合掌(がっしょう)のまま右回りをして向かいに坐っている人に合掌(がっしょう)低頭(ていず)します。

向かい側の人は、これを受けて合掌します。

※曹洞宗の坐禅は「面壁(めんぺき)」といって、壁を向いて坐禅をします。

挨拶が終わったら壁を向いて足を組んでいきましょう。

 

 

 

足を組む

足の組み方には二通りございます。結跏趺坐(けっかふざ)と、半跏趺坐(はんかふざ)です。

 

 結跏趺坐(けっかふざ)

両足を組む坐り方です。右の足を左の股の上に深くのせ、次に左の足を右の股の上にのせます。(逆でもよい)

 

半跏趺坐(はんかふざ)

片足を組む坐り方です。左の足を右の股の上に深くのせ、右の足を左の股の下に深くいれます。(逆でもよい)

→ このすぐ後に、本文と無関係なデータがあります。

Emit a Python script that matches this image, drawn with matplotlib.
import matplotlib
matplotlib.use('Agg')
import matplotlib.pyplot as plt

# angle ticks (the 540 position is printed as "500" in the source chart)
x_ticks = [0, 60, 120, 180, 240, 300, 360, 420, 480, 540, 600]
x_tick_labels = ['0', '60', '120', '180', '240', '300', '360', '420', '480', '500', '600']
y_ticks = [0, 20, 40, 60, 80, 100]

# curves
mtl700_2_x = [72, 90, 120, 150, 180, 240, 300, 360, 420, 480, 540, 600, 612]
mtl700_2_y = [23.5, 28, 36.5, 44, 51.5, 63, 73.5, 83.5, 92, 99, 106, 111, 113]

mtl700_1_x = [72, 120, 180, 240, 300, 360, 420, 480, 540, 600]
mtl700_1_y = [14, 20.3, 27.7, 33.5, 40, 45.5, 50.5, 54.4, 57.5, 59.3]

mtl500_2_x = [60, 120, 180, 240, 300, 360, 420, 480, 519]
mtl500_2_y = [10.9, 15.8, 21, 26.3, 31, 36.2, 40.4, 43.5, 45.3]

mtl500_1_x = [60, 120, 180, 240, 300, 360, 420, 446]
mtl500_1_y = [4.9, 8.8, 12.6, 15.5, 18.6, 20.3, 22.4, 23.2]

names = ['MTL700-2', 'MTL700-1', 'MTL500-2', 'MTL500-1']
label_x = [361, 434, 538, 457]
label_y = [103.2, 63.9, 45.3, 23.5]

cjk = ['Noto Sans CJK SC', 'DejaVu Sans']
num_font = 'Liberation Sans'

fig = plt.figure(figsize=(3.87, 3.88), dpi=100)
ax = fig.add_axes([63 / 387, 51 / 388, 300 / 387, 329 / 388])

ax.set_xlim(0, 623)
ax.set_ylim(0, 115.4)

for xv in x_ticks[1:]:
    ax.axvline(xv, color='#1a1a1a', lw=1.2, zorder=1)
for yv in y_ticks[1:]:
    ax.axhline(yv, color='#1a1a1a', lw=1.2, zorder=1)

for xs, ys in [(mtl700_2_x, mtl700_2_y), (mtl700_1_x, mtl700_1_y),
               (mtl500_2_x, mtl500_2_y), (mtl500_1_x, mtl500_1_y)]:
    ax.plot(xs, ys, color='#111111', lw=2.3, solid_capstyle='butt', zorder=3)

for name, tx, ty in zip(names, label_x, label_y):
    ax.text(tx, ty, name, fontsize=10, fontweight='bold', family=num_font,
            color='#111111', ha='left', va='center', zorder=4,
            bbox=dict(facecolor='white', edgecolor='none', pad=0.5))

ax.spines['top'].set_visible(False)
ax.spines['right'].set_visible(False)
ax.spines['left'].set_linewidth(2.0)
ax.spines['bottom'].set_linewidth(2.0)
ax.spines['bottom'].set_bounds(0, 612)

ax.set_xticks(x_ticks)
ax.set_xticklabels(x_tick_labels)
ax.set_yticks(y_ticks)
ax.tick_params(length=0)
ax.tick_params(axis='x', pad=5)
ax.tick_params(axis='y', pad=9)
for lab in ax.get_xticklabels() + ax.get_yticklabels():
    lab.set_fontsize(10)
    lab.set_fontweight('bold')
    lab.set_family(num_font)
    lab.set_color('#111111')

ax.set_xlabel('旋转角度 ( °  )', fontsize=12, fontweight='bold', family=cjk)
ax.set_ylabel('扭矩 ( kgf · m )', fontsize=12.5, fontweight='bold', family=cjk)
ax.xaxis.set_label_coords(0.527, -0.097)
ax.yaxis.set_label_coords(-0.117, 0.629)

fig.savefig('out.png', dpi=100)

※人により個人差がございますので、工夫しながら長く座れる形を見つけましょう。

椅子坐禅の場合は、クッションなどを下に敷き、背もたれから少し離れて坐りましょう。

 

 

坐蒲を調節する

坐蒲をお尻の下にくさびを打つように滑り込ませ、腰骨が坐蒲の中心に来るように調節します。両膝と腰骨の3点で体を支えられるように確認します。

 

欠気一息(かんきいっそく)

坐禅の姿勢が調ったら、静かに大きく深呼吸をします。

上体を倒しながら少しづつ息を吐き、吐ききったら静かにゆっくりと上体を起こしながら自然と息を吸い込んで行きます。

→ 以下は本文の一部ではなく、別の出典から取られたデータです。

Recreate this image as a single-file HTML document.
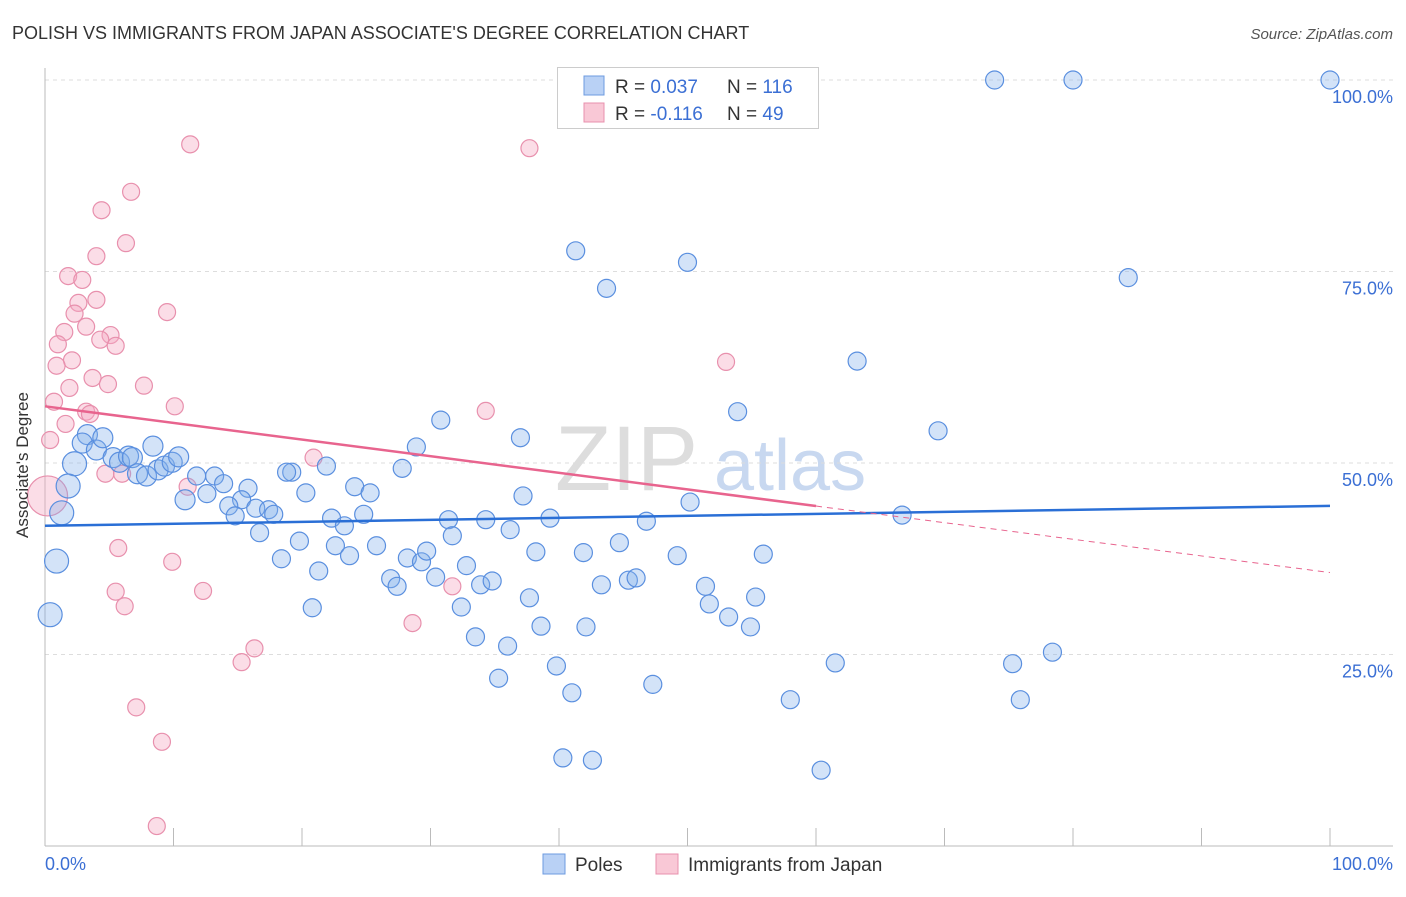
<!DOCTYPE html>
<html><head><meta charset="utf-8"><style>
body{margin:0;background:#fff;font-family:"Liberation Sans",sans-serif;}
svg text{font-family:"Liberation Sans",sans-serif;}
</style></head><body>
<svg id="c" width="1406" height="892" xmlns="http://www.w3.org/2000/svg">
<text x="12" y="39" font-size="18" fill="#333">POLISH VS IMMIGRANTS FROM JAPAN ASSOCIATE'S DEGREE CORRELATION CHART</text>
<text x="1393" y="39" font-size="15" fill="#555" font-style="italic" text-anchor="end">Source: ZipAtlas.com</text>
<g>
<text x="555" y="490" font-size="92" fill="#ddd" font-family="Liberation Serif">ZIP</text>
<text x="714" y="490" font-size="72" fill="#c8d8f0">atlas</text>
</g>
<g id="grid"></g>
<g id="axes"></g>
<g id="pts"></g>
<g id="lines"></g>
<text x="18" y="455" font-size="17" fill="#333" text-anchor="middle" transform="rotate(-90 28 455)">Associate's Degree</text>
<text x="45" y="870" font-size="18" fill="#3b6fd4">0.0%</text>
<text x="1393" y="870" font-size="18" fill="#3b6fd4" text-anchor="end">100.0%</text>
<g>
<rect x="557.5" y="67.5" width="261" height="61" fill="#fff" stroke="#ccc"/>
<rect x="584" y="76" width="20" height="19" fill="#b9d1f5" stroke="#6d9be0"/>
<rect x="584" y="103" width="20" height="19" fill="#f9c8d6" stroke="#e890ad"/>
<text x="615" y="93" font-size="19" fill="#333">R = <tspan fill="#3b6fd4">0.037</tspan></text>
<text x="727" y="93" font-size="19" fill="#333">N = <tspan fill="#3b6fd4">116</tspan></text>
<text x="615" y="120" font-size="19" fill="#333">R = <tspan fill="#3b6fd4">-0.116</tspan></text>
<text x="727" y="120" font-size="19" fill="#333">N = <tspan fill="#3b6fd4"> 49</tspan></text>
</g>
<g>
<rect x="543" y="854" width="22" height="20" fill="#b9d1f5" stroke="#6d9be0"/>
<text x="575" y="871" font-size="19" fill="#333">Poles</text>
<rect x="656" y="854" width="22" height="20" fill="#f9c8d6" stroke="#e890ad"/>
<text x="688" y="871" font-size="19" fill="#333">Immigrants from Japan</text>
</g>
</svg>
<script>
const yTicks=[25,50,75,100];
const yTickLabels=["25.0%","50.0%","75.0%","100.0%"];
const xTicks=[10,20,30,40,50,60,70,80,90,100];
const polesX=[73.9,80.0,100,41.3,50.0,43.7,84.3,63.2,53.9,69.5,30.8,37.0,28.9,27.8,21.9,19.2,18.8,15.8,11.8,13.2,13.9,10.9,12.6,15.3,16.4,14.3,14.8,17.4,17.8,20.3,24.1,25.3,16.7,19.8,22.3,23.3,24.8,22.6,23.7,25.8,18.4,21.3,20.8,28.2,29.3,29.7,26.9,27.4,30.4,31.4,31.7,32.8,32.4,33.5,34.3,33.9,34.8,36.2,37.2,38.2,39.3,37.7,38.6,36.0,35.3,39.8,41.0,40.3,42.6,41.9,42.1,43.3,44.7,45.4,46.0,46.8,49.2,47.3,50.2,51.4,51.7,53.2,54.9,55.3,55.9,58.0,60.4,61.5,66.7,75.3,75.9,78.4,3.3,2.9,4.0,4.5,5.3,5.8,6.5,6.8,7.2,7.9,8.4,8.8,9.3,9.9,10.4,2.3,1.8,1.3,0.9,0.4];
const polesY=[100,100,100,77.7,76.2,72.8,74.2,63.3,56.7,54.2,55.6,53.3,52.1,49.3,49.6,48.8,48.8,46.7,48.3,48.3,47.3,45.2,46.0,45.2,44.1,44.4,43.1,43.9,43.3,46.1,46.9,46.1,40.9,39.8,42.8,41.8,43.3,39.2,37.9,39.2,37.5,35.9,31.1,37.6,37.1,38.5,34.9,33.9,35.1,42.6,40.5,36.6,31.2,27.3,42.6,34.1,34.6,41.3,45.7,38.4,42.8,32.4,28.7,26.1,21.9,23.5,20.0,11.5,11.2,38.3,28.6,34.1,39.6,34.7,35.0,42.4,37.9,21.1,44.9,33.9,31.6,29.9,28.6,32.5,38.1,19.1,9.9,23.9,43.2,23.8,19.1,25.3,53.7,52.6,51.7,53.3,50.7,50.1,50.9,50.7,48.6,48.3,52.2,49.1,49.6,50.1,50.8,49.9,47.0,43.5,37.2,30.2];
const japanX=[11.3,37.7,6.7,4.4,6.3,4.0,1.8,2.9,4.0,2.6,9.5,2.3,1.5,3.2,5.1,4.3,5.5,1.0,2.1,0.9,1.9,3.7,4.9,7.7,0.7,3.2,3.5,10.1,34.3,53.0,0.4,20.9,4.7,6.0,11.1,5.7,9.9,5.5,12.3,6.2,28.6,31.7,16.3,15.3,7.1,9.1,8.7,0.2,1.6];
const japanY=[91.6,91.1,85.4,83.0,78.7,77.0,74.4,73.9,71.3,70.9,69.7,69.5,67.1,67.8,66.7,66.1,65.3,65.5,63.4,62.7,59.8,61.1,60.3,60.1,58.0,56.7,56.4,57.4,56.8,63.2,53.0,50.7,48.6,48.6,46.9,38.9,37.1,33.2,33.3,31.3,29.1,33.9,25.8,24.0,18.1,13.6,2.6,45.7,55.1];
const polesTrend=[41.8,44.4];
const japanTrend=[57.4,35.7];
const japanSolidEnd=60;
const X0=45,X1=1330,Y0=846,Y100=80;
const sx=v=>X0+(X1-X0)*v/100, sy=v=>Y0-(Y0-Y100)*v/100;
const NS="http://www.w3.org/2000/svg";
function mk(tag,attrs,parent){const e=document.createElementNS(NS,tag);for(const k in attrs)e.setAttribute(k,attrs[k]);document.getElementById(parent).appendChild(e);return e;}
yTicks.forEach((t,i)=>{
 const l=mk('line',{x1:X0,x2:1393,y1:sy(t),y2:sy(t),stroke:'#ddd','stroke-dasharray':'4 4'},'grid');
 
 
 const tx=mk('text',{x:1393,y:sy(t)+23,'font-size':18,fill:'#3b6fd4','text-anchor':'end'},'grid');
 tx.textContent=yTickLabels[i];
 
 
});
let a=mk('line',{x1:X0,x2:X0,y1:68,y2:Y0,stroke:'#bbb'},'axes');


a=mk('line',{x1:X0,x2:1393,y1:Y0,y2:Y0,stroke:'#bbb'},'axes');


xTicks.forEach(t=>{
 const l=mk('line',{x1:sx(t),x2:sx(t),y1:Y0,y2:Y0-18,stroke:'#bbb'},'axes');
 
 
});
japanX.forEach((x,i)=>{
 const r=i===47?20:8.5;
 const c=mk('circle',{cx:sx(x),cy:sy(japanY[i]),r:r,fill:'rgba(245,170,195,0.4)',stroke:'#e890ad','stroke-width':1.2},'pts');
 
 
});
polesX.forEach((x,i)=>{
 const r=(x<2.5)?12:(x<11?10:9);
 const c=mk('circle',{cx:sx(x),cy:sy(polesY[i]),r:r,fill:'rgba(130,175,235,0.35)',stroke:'#5a8fdf','stroke-width':1.2},'pts');
 
 
});
let ln=mk('line',{x1:sx(0),y1:sy(polesTrend[0]),x2:sx(100),y2:sy(polesTrend[1]),stroke:'#2a6fd6','stroke-width':2.5},'lines');


const jm=v=>japanTrend[0]+(japanTrend[1]-japanTrend[0])*v/100;
ln=mk('line',{x1:sx(0),y1:sy(jm(0)),x2:sx(japanSolidEnd),y2:sy(jm(japanSolidEnd)),stroke:'#e8648e','stroke-width':2.5},'lines');


ln=mk('line',{x1:sx(japanSolidEnd),y1:sy(jm(japanSolidEnd)),x2:sx(100),y2:sy(jm(100)),stroke:'#e8648e','stroke-width':1,'stroke-dasharray':'6 5'},'lines');


</script>
</body></html>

身体の中の空気を入れ替えていくかのように2〜3度行い、後は鼻からの呼吸にまかせます。

 

 左右揺身(さゆうようしん)

両掌を上にして膝の上に置きます。上体を振り子のように左右へ、始め大きく徐々に小さく揺すりながら、左右どちらにも傾かない位置で静止し、坐相(ざそう)をまっすぐに正しく落ちつかせます。

 

 

坐相を調える

背筋をまっすぐにのばし、頭のてっぺんで天井を突き上げるようにしてあごをひき、両肩の力をぬきます。

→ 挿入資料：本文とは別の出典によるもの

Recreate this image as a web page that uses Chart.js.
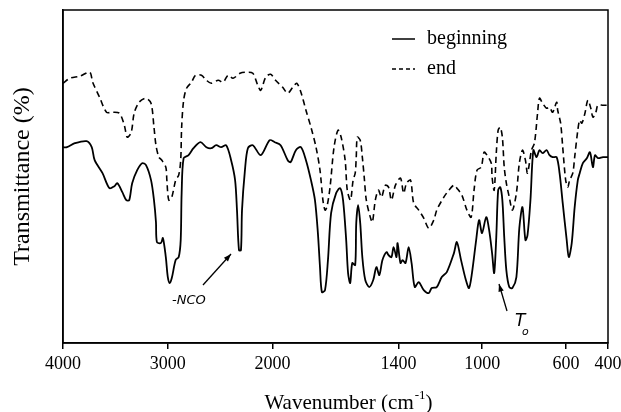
<!DOCTYPE html>
<html><head><meta charset="utf-8">
<script src="https://cdn.jsdelivr.net/npm/chart.js@4.4.1/dist/chart.umd.min.js"></script>
<style>html,body{margin:0;padding:0;background:#fff}#wrap{width:621px;height:412px}</style>
</head><body><div id="wrap"><canvas id="c" width="621" height="412"></canvas></div>
<script>
const seriesNames = ['beginning', 'end'];
const tickWavenumbers = [4000, 3000, 2000, 1400, 1000, 600, 400];
const xTitle = 'Wavenumber (cm';
const xTitleSup = '-1';
const yTitle = 'Transmittance (%)';

const beginningWn = [4000,3962,3887,3774,3726,3698,3623,3557,3509,3481,
3434,3396,3368,3340,3292,3245,3208,3160,3132,3113,
3104,3066,3047,3019,3000,2981,2962,2925,2896,2877,
2868,2849,2802,2755,2689,2632,2585,2538,2491,2443,
2396,2358,2340,2321,2302,2292,2264,2236,2189,2113,
2028,1990,1962,1928,1914,1889,1865,1841,1817,1798,
1784,1774,1765,1750,1736,1721,1697,1678,1664,1649,
1640,1630,1620,1606,1601,1592,1582,1572,1558,1539,
1520,1505,1491,1476,1457,1447,1433,1423,1409,1404,
1390,1380,1366,1351,1337,1322,1303,1279,1255,1241,
1217,1193,1169,1135,1121,1101,1078,1063,1049,1029,
1015,1001,981,967,953,943,933,924,914,904,
895,885,871,856,837,823,808,794,784,770,
756,741,727,712,693,679,664,645,631,616,
597,587,573,559,544,535,520,501,486,472,
462,448,424,400];
const beginningT = [58.8,58.8,60.0,60.6,58.8,54.9,51.0,46.5,47.1,48.0,
45.3,42.9,42.9,48.0,51.9,54.0,53.4,48.9,42.9,36.3,
30.3,30.0,31.5,25.8,19.8,18.0,19.5,24.9,25.8,30.9,
45.0,55.5,56.4,58.5,60.3,58.8,58.5,59.4,58.8,59.4,
54.9,48.9,39.9,27.9,27.9,39.9,51.9,58.5,59.4,56.4,
60.9,60.3,59.4,54.9,54.3,57.9,58.8,54.9,48.9,42.9,
33.0,22.8,15.3,15.9,24.9,39.0,45.0,46.5,42.9,30.9,
21.0,18.0,24.0,23.4,36.0,41.4,36.0,25.8,18.9,16.8,
18.9,22.8,20.4,24.9,27.3,26.4,25.8,28.8,25.8,30.0,
24.0,24.9,24.0,28.8,24.0,16.8,18.3,15.9,15.0,16.5,
16.8,19.8,21.3,27.0,30.3,24.9,18.9,16.5,21.0,30.9,
36.9,33.0,37.8,33.9,27.0,21.0,31.8,45.9,46.8,42.9,
31.8,21.9,16.8,16.5,19.8,34.5,40.8,30.9,32.4,42.9,
57.9,55.8,57.9,57.0,57.9,56.4,55.8,55.8,51.0,42.0,
30.9,25.8,30.0,40.8,48.9,51.0,54.0,55.5,57.3,52.8,
56.4,55.5,55.8,55.8];

const endWn = [4000,3934,3840,3745,3717,3651,3585,3528,3462,3415,
3387,3349,3321,3274,3208,3160,3132,3113,3085,3057,
3019,3009,2991,2962,2925,2896,2877,2868,2849,2821,
2774,2736,2679,2632,2585,2519,2472,2425,2377,2311,
2255,2189,2142,2113,2066,2019,1986,1952,1928,1904,
1885,1865,1841,1817,1793,1774,1760,1750,1741,1726,
1707,1688,1673,1654,1644,1630,1625,1616,1606,1601,
1596,1582,1572,1563,1553,1534,1524,1510,1495,1481,
1462,1447,1433,1414,1390,1375,1361,1342,1327,1303,
1279,1255,1231,1217,1183,1159,1135,1121,1097,1073,
1053,1039,1025,1005,991,977,957,953,943,933,
924,914,904,895,885,871,856,837,823,808,
794,784,765,751,736,727,712,693,679,664,
645,640,626,616,602,592,583,568,559,544,
535,525,510,496,482,472,458,448,424,400];
const endT = [78.0,79.5,80.1,81.3,78.3,73.8,69.3,69.3,69.0,65.4,
61.8,63.3,69.0,72.3,73.5,72.0,64.8,59.4,55.8,54.9,
52.8,48.9,42.9,43.8,48.9,50.4,54.9,64.8,72.9,76.5,
78.3,80.4,80.4,78.9,78.0,78.9,78.3,80.4,79.5,81.0,
81.3,81.0,77.4,75.9,79.8,80.7,78.9,76.8,75.0,76.8,
78.0,75.3,69.9,64.8,58.8,51.9,42.9,39.9,40.8,46.8,
58.8,63.9,61.8,54.9,45.9,42.9,43.8,48.9,51.0,55.8,
61.8,60.9,55.8,49.8,42.9,37.8,36.3,42.9,45.9,43.8,
47.4,46.8,42.9,47.4,49.5,45.0,48.0,48.9,42.0,39.9,
37.5,34.5,36.9,39.9,43.8,45.9,47.4,46.5,44.4,39.9,
37.8,45.9,51.9,52.8,57.3,56.4,54.0,49.8,45.9,57.0,
63.9,64.8,61.8,52.8,48.0,43.8,39.9,45.0,54.0,57.9,
54.9,51.0,57.9,60.0,69.0,73.5,72.0,70.5,70.8,69.3,
72.3,69.9,66.0,58.8,48.9,46.8,48.9,51.0,55.8,63.9,
66.9,66.0,69.0,72.9,70.5,67.8,69.3,71.4,71.4,71.4];

// IR axis with scale change at 2000 cm-1 (half compression above 2000)
function wnToPos(w) { return w >= 2000 ? (4000 - w) / 2 : 1000 + (2000 - w); }
function posToWn(p) { return p <= 1000 ? 4000 - 2 * p : 2000 - (p - 1000); }
function pts(wn, t) { return wn.map((w, i) => ({ x: wnToPos(w), y: t[i] })); }

const SERIF = '"Liberation Serif", "Times New Roman", serif';

const decor = {
  id: 'decor',
  afterDraw(chart) {
    const ctx = chart.ctx, a = chart.chartArea;
    ctx.save();
    ctx.strokeStyle = '#000';
    ctx.lineWidth = 1.5;
    ctx.strokeRect(a.left, a.top, a.right - a.left, a.bottom - a.top);

    // legend
    ctx.lineWidth = 1.5;
    ctx.beginPath(); ctx.moveTo(392, 39); ctx.lineTo(415, 39); ctx.stroke();
    ctx.setLineDash([4, 3]);
    ctx.beginPath(); ctx.moveTo(392, 69); ctx.lineTo(415, 69); ctx.stroke();
    ctx.setLineDash([]);
    ctx.fillStyle = '#000';
    ctx.font = '20px ' + SERIF;
    ctx.textBaseline = 'alphabetic';
    ctx.textAlign = 'left';
    ctx.fillText(seriesNames[0], 427, 44);
    ctx.fillText(seriesNames[1], 427, 74);

    // x title with superscript
    ctx.font = '21px ' + SERIF;
    const w1 = ctx.measureText(xTitle).width;
    ctx.font = '13px ' + SERIF;
    const w2 = ctx.measureText(xTitleSup).width;
    ctx.font = '21px ' + SERIF;
    let x0 = 348 - (w1 + w2 + ctx.measureText(')').width) / 2;
    ctx.fillText(xTitle, x0, 409);
    ctx.font = '13px ' + SERIF;
    ctx.fillText(xTitleSup, x0 + w1 + 1, 399);
    ctx.font = '21px ' + SERIF;
    ctx.fillText(')', x0 + w1 + w2 + 1, 409);

    // hand annotations
    ctx.lineWidth = 1.3;
    function arrow(x1, y1, x2, y2) {
      ctx.beginPath(); ctx.moveTo(x1, y1); ctx.lineTo(x2, y2); ctx.stroke();
      const ang = Math.atan2(y2 - y1, x2 - x1), L = 8;
      ctx.beginPath();
      ctx.moveTo(x2, y2);
      ctx.lineTo(x2 - L * Math.cos(ang - 0.35), y2 - L * Math.sin(ang - 0.35));
      ctx.lineTo(x2 - L * Math.cos(ang + 0.35), y2 - L * Math.sin(ang + 0.35));
      ctx.closePath(); ctx.fill();
    }
    arrow(203, 285, 231, 254);
    arrow(507, 311, 499, 284);
    ctx.font = 'italic 13px "DejaVu Sans", sans-serif';
    ctx.fillText('-NCO', 172, 304);
    ctx.font = 'italic 17px "DejaVu Sans", sans-serif';
    ctx.fillText('T', 515, 326);
    ctx.font = 'italic 11px "DejaVu Sans", sans-serif';
    ctx.fillText('o', 522, 335);
    ctx.restore();
  }
};

new Chart(document.getElementById('c'), {
  type: 'line',
  data: {
    datasets: [
      { label: seriesNames[0], data: pts(beginningWn, beginningT), borderColor: '#000', borderWidth: 1.8, pointRadius: 0, tension: 0.3, fill: false },
      { label: seriesNames[1], data: pts(endWn, endT), borderColor: '#000', borderWidth: 1.6, borderDash: [6, 4], pointRadius: 0, tension: 0.3, fill: false }
    ]
  },
  options: {
    responsive: false,
    animation: false,
    devicePixelRatio: 1,
    layout: { padding: { top: 10, right: 13, left: 0, bottom: 0 } },
    plugins: { legend: { display: false }, tooltip: { enabled: false } },
    scales: {
      x: {
        type: 'linear', min: 0, max: 2600,
        afterBuildTicks: s => { s.ticks = tickWavenumbers.map(w => ({ value: wnToPos(w) })); },
        afterFit: s => { s.height = 69; s.paddingLeft = 0; s.paddingRight = 0; },
        ticks: { callback: v => String(posToWn(v)), color: '#000', font: { family: SERIF, size: 18 }, maxRotation: 0, autoSkip: false, padding: 4 },
        grid: { drawOnChartArea: false, drawTicks: true, tickLength: 6, color: '#000', lineWidth: 1.5 },
        border: { display: true, color: '#000', width: 1.5 }
      },
      y: {
        min: 0, max: 100,
        afterFit: s => { s.width = 63; },
        ticks: { display: false },
        grid: { display: false },
        border: { display: true, color: '#000', width: 1.5 },
        title: { display: true, text: yTitle, color: '#000', font: { family: SERIF, size: 24, lineHeight: 1 }, padding: { top: 11, bottom: 0 } }
      }
    }
  },
  plugins: [decor]
});
</script></body></html>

耳と肩、鼻とおへそとが垂直になるようにして、前後左右に傾かないようにします。

 

手を組む

坐禅の時の、手の組み方です。両掌を上にし、右手の指の上に左の指がくるように指と指を重ね合わせます。次に、両手の親指を自然に合わせます。この時、綺麗な卵型になるようにしましょう。また、両手の親指はかすかに接触させ、力を入れて押しつけたり、離したりしないようにします。この手の形を法界定印(ほっかいじょういん)といいます。組み合わせた手は、足がぶつかるところにつけ、腕と胸の間をはなして楽な形にします。

視線

目は、見開かず細めず自然に開き、視線はおよそ1メートル前方、約45度の角度におとします。目をつむると眠気を誘うので、目は閉じないようにします。

 

呼吸

呼吸は、鼻から吸い鼻から吐き出します。この時、丹田(へそ下およそ9センチメートル)に意識をおき、深い呼吸を意識します。さまざまな思いにとらわれないことです。坐禅中はこの呼吸に集中するとよいでしょう。

 

坐禅の鐘

止静(しじょう)

坐禅の始まりを示す鐘が3声鳴ります。これを止静といいます。

 

 

放禅鐘(ほうぜんしょう)

坐禅の終わりを示す鐘が1声鳴ります。これ放禅鐘といいます。

 

坐禅の終わり方

初めは上半身から解いていきます。両掌を膝の上に乗せ、左右揺身をします。終わりの左右揺身は、最初とは逆で、最初はふり幅を小さく、徐々に大きくしていき上半身の緊張をほぐしていきます。その後、足をゆっくり解いていきます。

 

坐蒲の形を整える

膝立ちになり、坐蒲を上から揉んでいきます。最初と同じように丸く形が整うようにします。

 

 

坐禅の終わりの挨拶をする。

 

最初と同様に、隣位問訊、対坐問訊をします。

 

まとめ

以上が坐禅のやり方です。坐禅中は自分自身の内側を見つめていきます。

心の器であるこの身を感じる時、私自身も常に変化し続けていることに気づきます。

この「諸行無常」を身をもって捉えることが、

瞬間瞬間、生かされている今を安らかに生きる上でとても大切なことです。

まずは自分の中で何が起きているのか見つめてみましょう。

生きるヒントがそこに隠されているのです。

作法も様々ありますので、興味がありましたら研究してみてください。